Academic curiosity crystalised when Temporal GAN (TGAN) showed that a pair of generators—one for time, one for pixels—could learn to synthesize small moving scenes from scratch, proving that GANs were not limited to still images.
MoCoGAN introduced the idea of splitting “what” from “how”, letting a fixed subject perform endlessly varied actions. The same year the term “deepfake” entered public vocabulary as hobbyists swapped faces with open-source auto-encoders, foreshadowing ethical turbulence.
Research pivoted to human-action clips: a two-stage framework first generated skeletal motion, then rendered photorealistic frames, boosting realism and length. These papers seeded later video-to-video editors and showed the value of disentangling structure from appearance.
China's face-swap app ZAO hit the top of the App Store in 48 hours, creating blockbuster memes and a privacy backlash. For the first time, AI-generated video became a mainstream consumer phenomenon rather than a research curiosity.

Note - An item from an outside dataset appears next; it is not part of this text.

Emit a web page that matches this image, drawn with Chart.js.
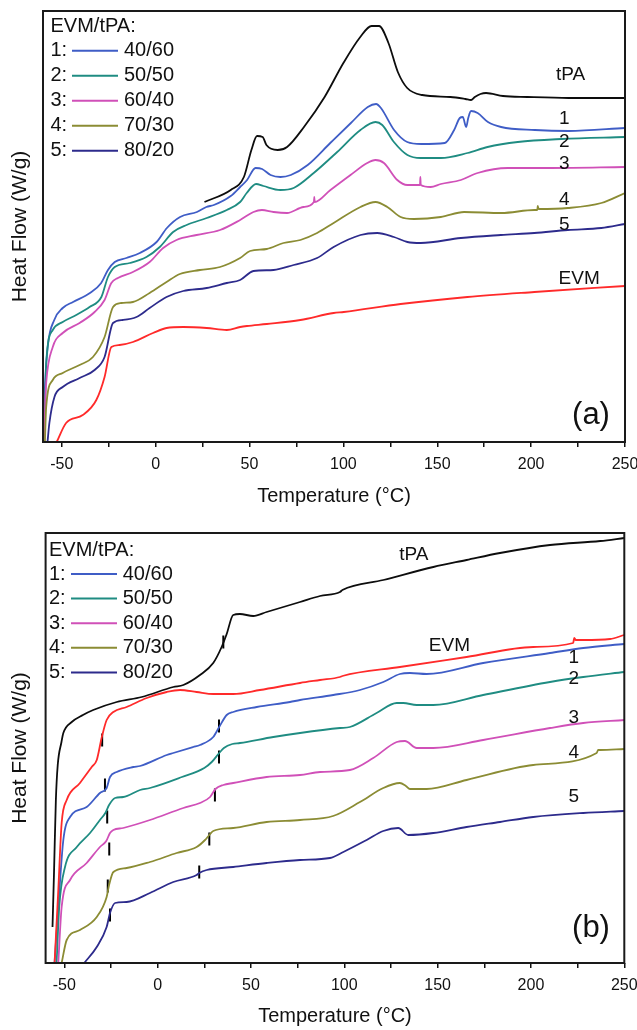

Two lines of work redefined the field. NeRF reframed video as differentiable 3-D scenes, enabling free-viewpoint renders, while Wav2Lip delivered frame-accurate audio-driven mouth motion, making talking avatars practical on everyday hardware.
PlenOctrees distilled NeRFs into sparse octrees, achieving 150 FPS playback and proving that neural video could hit interactive rates—an essential step for games, VR and live cameras.
Meta's Make-A-Video leapt from text to silent five-second clips, marrying large-scale image-language pre-training with unlabeled video. The announcement signalled that generative video was moving from labs to corporate road-maps.
Runway released Gen-1 (video-to-video stylisation) and Gen-2 (full text-to-video), wrapping powerful models in a web UI and API. Creators could now storyboard, grade and remix clips without specialist skills or GPUs.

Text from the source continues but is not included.